I know that hurling has gone down that road with different cups for the so-called weaker counties, but in hurling very few teams outside the traditional counties have ever got their hands on the Liam McCarthy cup. Football is an easier game to play and develop so it allows teams to be more competitive at football.
This would also be another blow to club football, with teams from all four divisions involved to later in the summer, thus not allowing the so-called weaker counties an opportunity to develop the standard of club football.
So it raises the question, how do the so-called weaker counties improve? While everyone talks of the dominance of Dublin in the last four years and how football has lost its appeal, what is the real reason? Was giving teams, especially the stronger sides, a second opportunity in the championship a good deal for the so-called weaker counties?
Simplifying the rules would help; define the tackle, do away with the black card; teams from division three or four should get home advantage in the championship up until you reach the final of their province.

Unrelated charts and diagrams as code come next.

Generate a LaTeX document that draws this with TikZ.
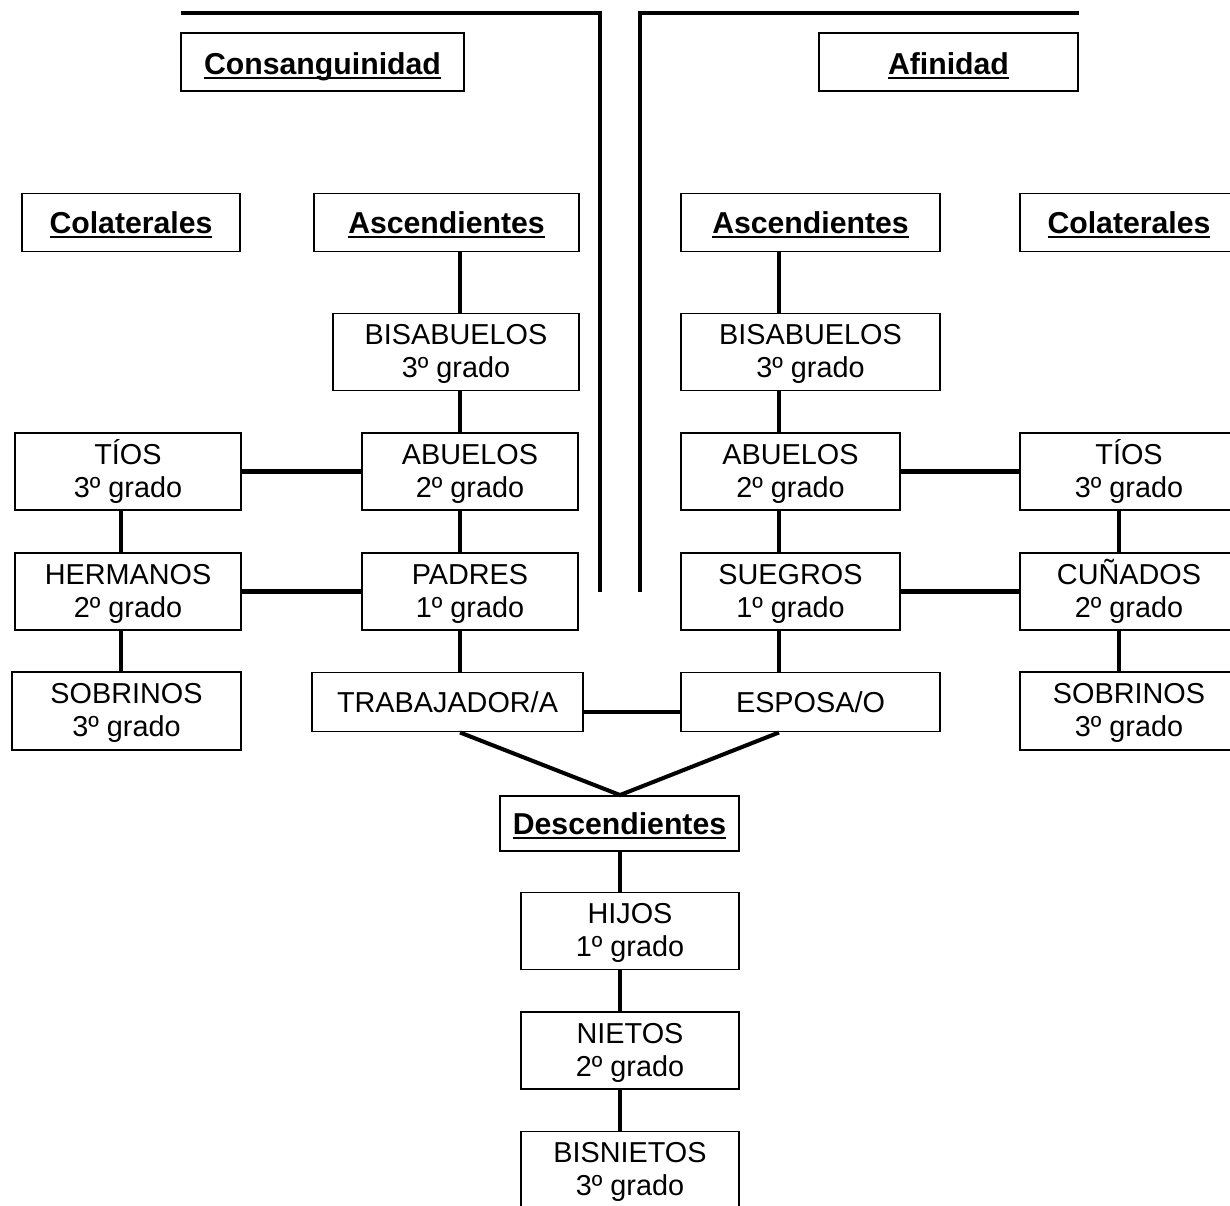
\documentclass[tikz,border=0pt]{standalone}
\usepackage{fontspec}
\setmainfont{Liberation Sans}
\usepackage{tikz}
\usetikzlibrary{positioning}
\newcommand{\rotulo}[1]{\sbox0{\textbf{#1}}\rlap{\rule[-2.4pt]{\wd0}{1.1pt}}\usebox0}

\begin{document}
\begin{tikzpicture}[
		x=0.02cm, y=-0.02cm,
		caja/.style={draw, line width=1.1pt, align=center, inner sep=0pt,
			text height=12pt, text depth=0pt, font=\fontsize{16.4}{18.7}\selectfont},
		cabecera/.style={caja, minimum height=1.16cm, text height=12.8pt,
			font=\fontsize{17.2}{19.5}\selectfont},
		grado/.style={caja, minimum width=4.36cm, minimum height=1.54cm,
			text height=29.2pt, text depth=0pt},
		linea/.style={line width=2.3pt}]
		\useasboundingbox (0,0) rectangle (1230,1205);
		\clip (0,0) rectangle (1230,1205);

		\coordinate (ejeA) at (460,0);
		\coordinate (ejeB) at (779,0);
		\coordinate (ejeC) at (121,0);
		\coordinate (ejeD) at (1119,0);
		\coordinate (ejeE) at (620,0);

		\draw [linea] (181,13) -- (600,13) -- (600,592);
		\draw [linea] (640,592) -- (640,13) -- (1079,13);

		\node [cabecera, minimum width=5.66cm, text height=14pt] (cons) at (322.5,62) {\rotulo{Consanguinidad}};
		\node [cabecera, minimum width=5.18cm, text height=14pt] (afin) at (948.5,62) {\rotulo{Afinidad}};

		\node [cabecera, minimum width=4.36cm] (colL) at (131,222.5) {\rotulo{Colaterales}};
		\node [cabecera, minimum width=5.3cm] (ascL) at (446.5,222.5) {\rotulo{Ascendientes}};
		\node [cabecera, minimum width=5.18cm] (ascR) at (810.5,222.5) {\rotulo{Ascendientes}};
		\node [cabecera, minimum width=4.36cm] (colR) at (1129,222.5) {\rotulo{Colaterales}};

		\node [grado, minimum width=4.92cm] (bisL) at (456,352) {BISABUELOS\\3º grado};
		\node [grado, minimum width=5.18cm] (bisR) at (810.5,352) {BISABUELOS\\3º grado};

		\node [grado, minimum width=4.52cm] (tiosL) at (128,471.5) {TÍOS\\3º grado};
		\node [grado, minimum width=4.32cm] (abuL) at (470,471.5) {ABUELOS\\2º grado};
		\node [grado, minimum width=4.38cm] (abuR) at (790.5,471.5) {ABUELOS\\2º grado};
		\node [grado] (tiosR) at (1129,471.5) {TÍOS\\3º grado};

		\node [grado, minimum width=4.52cm] (herm) at (128,591.5) {HERMANOS\\2º grado};
		\node [grado, minimum width=4.32cm] (padres) at (470,591.5) {PADRES\\1º grado};
		\node [grado, minimum width=4.38cm] (suegros) at (790.5,591.5) {SUEGROS\\1º grado};
		\node [grado] (cunados) at (1129,591.5) {CUÑADOS\\2º grado};

		\node [grado, minimum width=4.58cm, minimum height=1.56cm] (sobL) at (126.5,711) {SOBRINOS\\3º grado};
		\node [caja, minimum width=5.42cm, minimum height=1.18cm] (trab) at (447.5,702) {TRABAJADOR/A};
		\node [caja, minimum width=5.18cm, minimum height=1.18cm] (esposa) at (810.5,702) {ESPOSA/O};
		\node [grado, minimum height=1.56cm] (sobR) at (1129,711) {SOBRINOS\\3º grado};

		\node [cabecera, minimum width=4.78cm, minimum height=1.1cm] (desc) at (619.5,823.5) {\rotulo{Descendientes}};
		\node [grado] (hijos) at (630,931) {HIJOS\\1º grado};
		\node [grado] (nietos) at (630,1050.5) {NIETOS\\2º grado};
		\node [grado] (bisn) at (630,1170) {BISNIETOS\\3º grado};

		\draw [linea] (ascL.south -| ejeA) -- (bisL.north -| ejeA);
		\draw [linea] (bisL.south -| ejeA) -- (abuL.north -| ejeA);
		\draw [linea] (abuL.south -| ejeA) -- (padres.north -| ejeA);
		\draw [linea] (padres.south -| ejeA) -- (trab.north -| ejeA);

		\draw [linea] (ascR.south -| ejeB) -- (bisR.north -| ejeB);
		\draw [linea] (bisR.south -| ejeB) -- (abuR.north -| ejeB);
		\draw [linea] (abuR.south -| ejeB) -- (suegros.north -| ejeB);
		\draw [linea] (suegros.south -| ejeB) -- (esposa.north -| ejeB);

		\draw [linea] (tiosL.south -| ejeC) -- (herm.north -| ejeC);
		\draw [linea] (herm.south -| ejeC) -- (sobL.north -| ejeC);
		\draw [linea] (tiosR.south -| ejeD) -- (cunados.north -| ejeD);
		\draw [linea] (cunados.south -| ejeD) -- (sobR.north -| ejeD);

		\draw [linea] (tiosL) -- (abuL);
		\draw [linea] (herm) -- (padres);
		\draw [linea] (abuR) -- (tiosR);
		\draw [linea] (suegros) -- (cunados);
		\draw [linea] ([yshift=-0.2cm]trab.east) -- ([yshift=-0.2cm]esposa.west);

		\draw [linea] (trab.south -| ejeA) -- (desc.north -| ejeE) -- (esposa.south -| ejeB);
		\draw [linea] (desc.south -| ejeE) -- (hijos.north -| ejeE);
		\draw [linea] (hijos.south -| ejeE) -- (nietos.north -| ejeE);
		\draw [linea] (nietos.south -| ejeE) -- (bisn.north -| ejeE);
		\end{tikzpicture}
\end{document}
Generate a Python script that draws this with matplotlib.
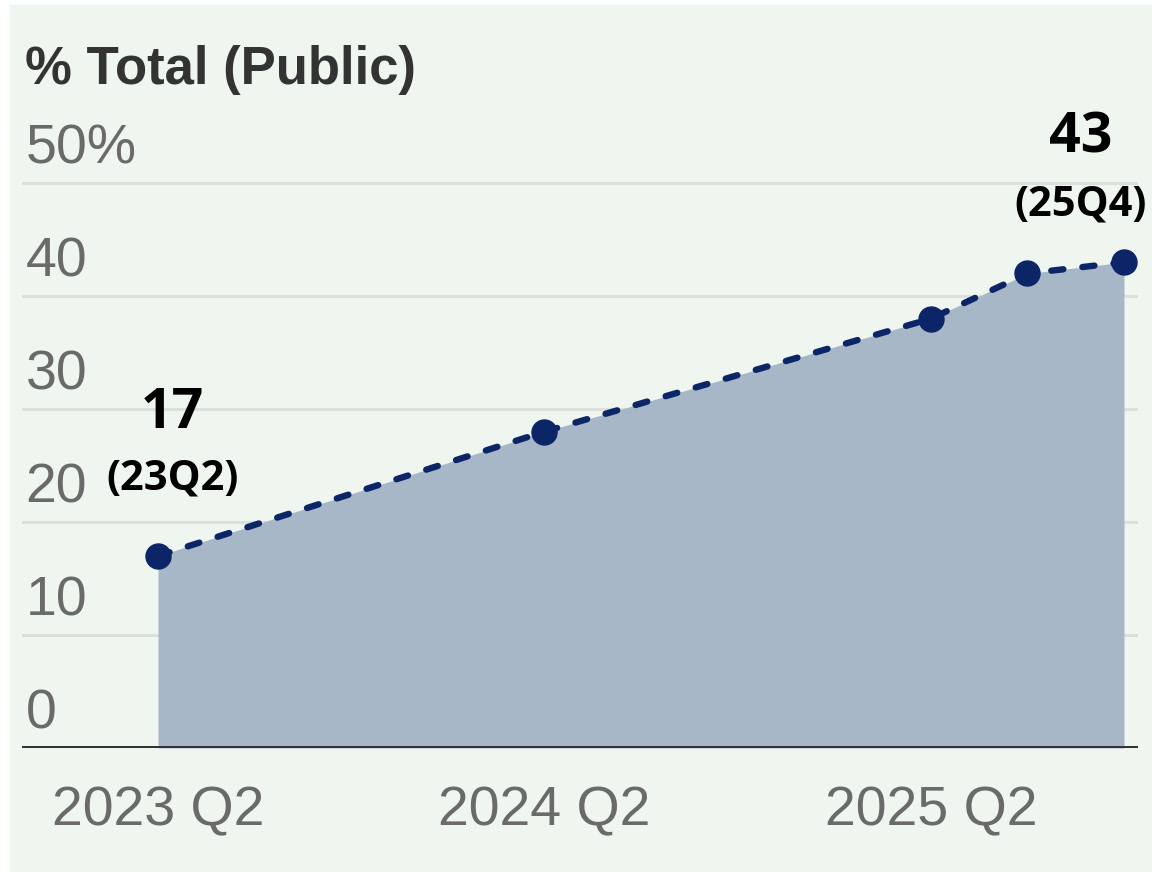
import matplotlib.pyplot as plt
from matplotlib.patches import Rectangle

# datos
trimestres = ['23Q2', '23Q3', '23Q4', '24Q1', '24Q2', '24Q3', '24Q4',
              '25Q1', '25Q2', '25Q3', '25Q4']
x_pts = [0, 4, 8, 9, 10]
valores = [17, 28, 38, 42, 43]
yticks = [0, 10, 20, 30, 40, 50]
ytick_labels = ['0', '10', '20', '30', '40', '50%']
xticks = [0, 4, 8]
xtick_labels = ['2023 Q2', '2024 Q2', '2025 Q2']

BG = '#eff6ef'
W, H = 1152, 872

fig = plt.figure(figsize=(W / 100, H / 100), dpi=100)
fig.patch.set_facecolor('white')
fig.patches.append(Rectangle((10 / W, 0), 1 - 10 / W, 1 - 5 / H,
                             transform=fig.transFigure, color=BG, zorder=-10))

ax = fig.add_axes([22 / W, (H - 748) / H, (1138 - 22) / W, (748 - 130) / H])
ax.set_facecolor('none')
ax.set_xlim(-1.408, 10.145)
ax.set_ylim(0, 54.7)

for s in ax.spines.values():
    s.set_visible(False)
ax.set_xticks([])
ax.set_yticks([])

# grid
for y in yticks[1:]:
    ax.axhline(y, color='#dbe0db', lw=2.2, zorder=1)
ax.axhline(0, color='#333333', lw=3.6, zorder=5)

# etiquetas eje y dentro del area
for y, lab in zip(yticks, ytick_labels):
    ax.text(-1.37, y + 3.0, lab, fontsize=40, color='#6a6a6a',
            family='Liberation Sans', ha='left', va='center', clip_on=False)

for x, lab in zip(xticks, xtick_labels):
    ax.text(x, -5.6, lab, fontsize=40, color='#6a6a6a',
            family='Liberation Sans', ha='center', va='center', clip_on=False)

# area y linea
ax.fill_between(x_pts, valores, 0, color='#a8b7c7', zorder=2, lw=0)
ax.plot(x_pts, valores, color='#0b2567', lw=4.6, ls=(0, (1.9, 3.0)),
        dash_capstyle='round', zorder=3)
ax.plot(x_pts, valores, ls='none', color='#0b2567', marker='o',
        markersize=18, zorder=4)

# anotaciones
ax.text(x_pts[0] + 0.15, 29.6, str(valores[0]), fontsize=40, fontweight='bold',
        family='Open Sans', ha='center', va='center', color='black')
ax.text(x_pts[0] + 0.15, 23.8, '(' + trimestres[0] + ')', fontsize=30,
        fontweight='bold', family='Open Sans', ha='center', va='center', color='black')
ax.text(x_pts[-1] - 0.45, 54.0, str(valores[-1]), fontsize=40, fontweight='bold',
        family='Open Sans', ha='center', va='center', color='black')
ax.text(x_pts[-1] - 0.45, 48.1, '(' + trimestres[-1] + ')', fontsize=30,
        fontweight='bold', family='Open Sans', ha='center', va='center', color='black')

fig.text(25 / W, 1 - 70 / H, '% Total (Public)', fontsize=38, fontweight='bold',
         color='#333333', family='Liberation Sans', ha='left', va='center')

fig.savefig('out.png', dpi=100, facecolor=fig.get_facecolor())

There are easy and simple steps to take without making a difference of players. It shouldn’t make a difference where you are born. Sport is defined by winners, they are the ones that push everyone to the next level.
Who said that every team should have a chance to win? Who said sport should be fair? There will always be winners and losers. If you want to get to the top, you have to work harder; you have to develop and create the right infrastructure with a long term plan.
The GAA at one time was the cornerstone of communities, but it has changed. It has become a runaway train in a commercial sense. Many would argue the smaller clubs and counties have not seen the reward of that commercial success.
It has lost its connection with the volunteers; splitting the championship in half does not help.